**What you should do**
Return the listing below verbatim. Pictures do not belong in the copy.

** Start of Provided data **

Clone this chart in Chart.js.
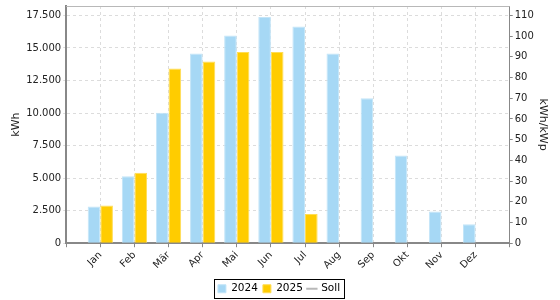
<!DOCTYPE html>
<html>
<head>
<meta charset="utf-8">
<script src="https://cdn.jsdelivr.net/npm/chart.js@4"></script>
<style>
  html, body { margin: 0; padding: 0; background: #fff; }
  #wrap { width: 560px; height: 300px; }
</style>
</head>
<body>
<div id="wrap"><canvas id="ertragChart"></canvas></div>
<script>
// Monatsdaten
const monate = ['Jan', 'Feb', 'Mär', 'Apr', 'Mai', 'Jun', 'Jul', 'Aug', 'Sep', 'Okt', 'Nov', 'Dez'];
const ertrag2024 = [2820, 5140, 10020, 14570, 15950, 17380, 16640, 14570, 11140, 6740, 2440, 1450];
const ertrag2025 = [2900, 5420, 13410, 13960, 14680, 14680, 2240, null, null, null, null, null];
const soll = [null, null, null, null, null, null, null, null, null, null, null, null];
const kwhTicks = [0, 2500, 5000, 7500, 10000, 12500, 15000, 17500];
const spezTicks = [0, 10, 20, 30, 40, 50, 60, 70, 80, 90, 100, 110];

// leerer Platz links und rechts der Monate
const pad = arr => [null].concat(arr, [null]);
const labels = [''].concat(monate, ['']);

const fmt = v => String(v).replace(/\B(?=(\d{3})+(?!\d))/g, '.');

// keine Extra-Polsterung oben für die Y-Achsen
const noTopPad = s => { s.paddingTop = 0; };

// Rahmen um die Legende + obere Linie
const extras = {
    id: 'extras',
    afterDraw(chart) {
        const ctx = chart.ctx;
        const a = chart.chartArea;
        ctx.save();
        ctx.strokeStyle = '#b8b8b8';
        ctx.lineWidth = 1;
        ctx.beginPath();
        ctx.moveTo(a.left, Math.round(a.top) + 0.5);
        ctx.lineTo(a.right, Math.round(a.top) + 0.5);
        ctx.stroke();

        const boxes = chart.legend.legendHitBoxes;
        if (boxes && boxes.length) {
            const l = Math.min(...boxes.map(b => b.left)) - 4;
            const r = Math.max(...boxes.map(b => b.left + b.width)) + 4;
            const cy = boxes[0].top + boxes[0].height / 2;
            ctx.strokeStyle = '#000';
            ctx.strokeRect(Math.round(l) + 0.5, Math.round(cy - 10) + 0.5, Math.round(r - l), 19);
        }
        ctx.restore();
    }
};

Chart.defaults.font.family = 'DejaVu Sans';
Chart.defaults.font.size = 10;
Chart.defaults.color = '#222';

const ctxErtrag = document.getElementById('ertragChart').getContext('2d');
new Chart(ctxErtrag, {
    type: 'bar',
    data: {
        labels: labels,
        datasets: [{
            label: '2024',
            data: pad(ertrag2024),
            backgroundColor: '#a6d8f5',
            borderColor: '#c3e5f8',
            borderWidth: 1,
            pointStyle: 'rect',
            yAxisID: 'y'
        }, {
            label: '2025',
            data: pad(ertrag2025),
            backgroundColor: '#ffcc00',
            borderColor: '#ffdd55',
            borderWidth: 1,
            pointStyle: 'rect',
            yAxisID: 'y'
        }, {
            type: 'line',
            label: 'Soll',
            data: pad(soll),
            borderColor: '#b8b8b8',
            backgroundColor: '#b8b8b8',
            borderWidth: 2,
            pointStyle: 'line',
            yAxisID: 'y1'
        }]
    },
    options: {
        responsive: true,
        maintainAspectRatio: false,
        animation: false,
        layout: { padding: { left: 9, right: 11, top: 2, bottom: -4 } },
        datasets: { bar: { categoryPercentage: 0.74, barPercentage: 1 } },
        scales: {
            x: {
                offset: false,
                grid: { offset: false, color: '#dcdcdc', tickColor: '#888', tickLength: 4 },
                border: { display: true, color: '#888', width: 2, dash: [3, 3] },
                ticks: { minRotation: 45, maxRotation: 45, autoSkip: false, padding: 2 },
                afterFit: s => { s.height += 5; }
            },
            y: {
                position: 'left',
                min: 0,
                max: 18220,
                afterBuildTicks: s => { s.ticks = kwhTicks.map(v => ({ value: v })); },
                afterFit: noTopPad,
                ticks: { callback: v => fmt(v), padding: 2 },
                grid: { color: '#dcdcdc', tickLength: 3 },
                border: { color: '#888', width: 2, dash: [3, 3] },
                title: { display: true, text: 'kWh', font: { size: 11 }, padding: 1 }
            },
            y1: {
                position: 'right',
                min: 0,
                max: 114.5,
                afterBuildTicks: s => { s.ticks = spezTicks.map(v => ({ value: v })); },
                afterFit: noTopPad,
                ticks: { padding: 2 },
                grid: { drawOnChartArea: false, color: '#888', tickLength: 3 },
                border: { color: '#888', width: 1 },
                title: { display: true, text: 'kWh/kWp', font: { size: 11 }, padding: 0 }
            }
        },
        plugins: {
            legend: {
                position: 'bottom',
                labels: {
                    usePointStyle: true,
                    boxWidth: 8,
                    boxHeight: 8,
                    padding: 5,
                    font: { size: 10.5 },
                    color: '#000'
                }
            },
            tooltip: { enabled: false }
        }
    },
    plugins: [extras]
});
</script>
</body>
</html>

** End of Provided data **

**Complete response**
Clone this chart in Chart.js.
<!DOCTYPE html>
<html>
<head>
<meta charset="utf-8">
<script src="https://cdn.jsdelivr.net/npm/chart.js@4"></script>
<style>
  html, body { margin: 0; padding: 0; background: #fff; }
  #wrap { width: 560px; height: 300px; }
</style>
</head>
<body>
<div id="wrap"><canvas id="ertragChart"></canvas></div>
<script>
// Monatsdaten
const monate = ['Jan', 'Feb', 'Mär', 'Apr', 'Mai', 'Jun', 'Jul', 'Aug', 'Sep', 'Okt', 'Nov', 'Dez'];
const ertrag2024 = [2820, 5140, 10020, 14570, 15950, 17380, 16640, 14570, 11140, 6740, 2440, 1450];
const ertrag2025 = [2900, 5420, 13410, 13960, 14680, 14680, 2240, null, null, null, null, null];
const soll = [null, null, null, null, null, null, null, null, null, null, null, null];
const kwhTicks = [0, 2500, 5000, 7500, 10000, 12500, 15000, 17500];
const spezTicks = [0, 10, 20, 30, 40, 50, 60, 70, 80, 90, 100, 110];

// leerer Platz links und rechts der Monate
const pad = arr => [null].concat(arr, [null]);
const labels = [''].concat(monate, ['']);

const fmt = v => String(v).replace(/\B(?=(\d{3})+(?!\d))/g, '.');

// keine Extra-Polsterung oben für die Y-Achsen
const noTopPad = s => { s.paddingTop = 0; };

// Rahmen um die Legende + obere Linie
const extras = {
    id: 'extras',
    afterDraw(chart) {
        const ctx = chart.ctx;
        const a = chart.chartArea;
        ctx.save();
        ctx.strokeStyle = '#b8b8b8';
        ctx.lineWidth = 1;
        ctx.beginPath();
        ctx.moveTo(a.left, Math.round(a.top) + 0.5);
        ctx.lineTo(a.right, Math.round(a.top) + 0.5);
        ctx.stroke();

        const boxes = chart.legend.legendHitBoxes;
        if (boxes && boxes.length) {
            const l = Math.min(...boxes.map(b => b.left)) - 4;
            const r = Math.max(...boxes.map(b => b.left + b.width)) + 4;
            const cy = boxes[0].top + boxes[0].height / 2;
            ctx.strokeStyle = '#000';
            ctx.strokeRect(Math.round(l) + 0.5, Math.round(cy - 10) + 0.5, Math.round(r - l), 19);
        }
        ctx.restore();
    }
};

Chart.defaults.font.family = 'DejaVu Sans';
Chart.defaults.font.size = 10;
Chart.defaults.color = '#222';

const ctxErtrag = document.getElementById('ertragChart').getContext('2d');
new Chart(ctxErtrag, {
    type: 'bar',
    data: {
        labels: labels,
        datasets: [{
            label: '2024',
            data: pad(ertrag2024),
            backgroundColor: '#a6d8f5',
            borderColor: '#c3e5f8',
            borderWidth: 1,
            pointStyle: 'rect',
            yAxisID: 'y'
        }, {
            label: '2025',
            data: pad(ertrag2025),
            backgroundColor: '#ffcc00',
            borderColor: '#ffdd55',
            borderWidth: 1,
            pointStyle: 'rect',
            yAxisID: 'y'
        }, {
            type: 'line',
            label: 'Soll',
            data: pad(soll),
            borderColor: '#b8b8b8',
            backgroundColor: '#b8b8b8',
            borderWidth: 2,
            pointStyle: 'line',
            yAxisID: 'y1'
        }]
    },
    options: {
        responsive: true,
        maintainAspectRatio: false,
        animation: false,
        layout: { padding: { left: 9, right: 11, top: 2, bottom: -4 } },
        datasets: { bar: { categoryPercentage: 0.74, barPercentage: 1 } },
        scales: {
            x: {
                offset: false,
                grid: { offset: false, color: '#dcdcdc', tickColor: '#888', tickLength: 4 },
                border: { display: true, color: '#888', width: 2, dash: [3, 3] },
                ticks: { minRotation: 45, maxRotation: 45, autoSkip: false, padding: 2 },
                afterFit: s => { s.height += 5; }
            },
            y: {
                position: 'left',
                min: 0,
                max: 18220,
                afterBuildTicks: s => { s.ticks = kwhTicks.map(v => ({ value: v })); },
                afterFit: noTopPad,
                ticks: { callback: v => fmt(v), padding: 2 },
                grid: { color: '#dcdcdc', tickLength: 3 },
                border: { color: '#888', width: 2, dash: [3, 3] },
                title: { display: true, text: 'kWh', font: { size: 11 }, padding: 1 }
            },
            y1: {
                position: 'right',
                min: 0,
                max: 114.5,
                afterBuildTicks: s => { s.ticks = spezTicks.map(v => ({ value: v })); },
                afterFit: noTopPad,
                ticks: { padding: 2 },
                grid: { drawOnChartArea: false, color: '#888', tickLength: 3 },
                border: { color: '#888', width: 1 },
                title: { display: true, text: 'kWh/kWp', font: { size: 11 }, padding: 0 }
            }
        },
        plugins: {
            legend: {
                position: 'bottom',
                labels: {
                    usePointStyle: true,
                    boxWidth: 8,
                    boxHeight: 8,
                    padding: 5,
                    font: { size: 10.5 },
                    color: '#000'
                }
            },
            tooltip: { enabled: false }
        }
    },
    plugins: [extras]
});
</script>
</body>
</html>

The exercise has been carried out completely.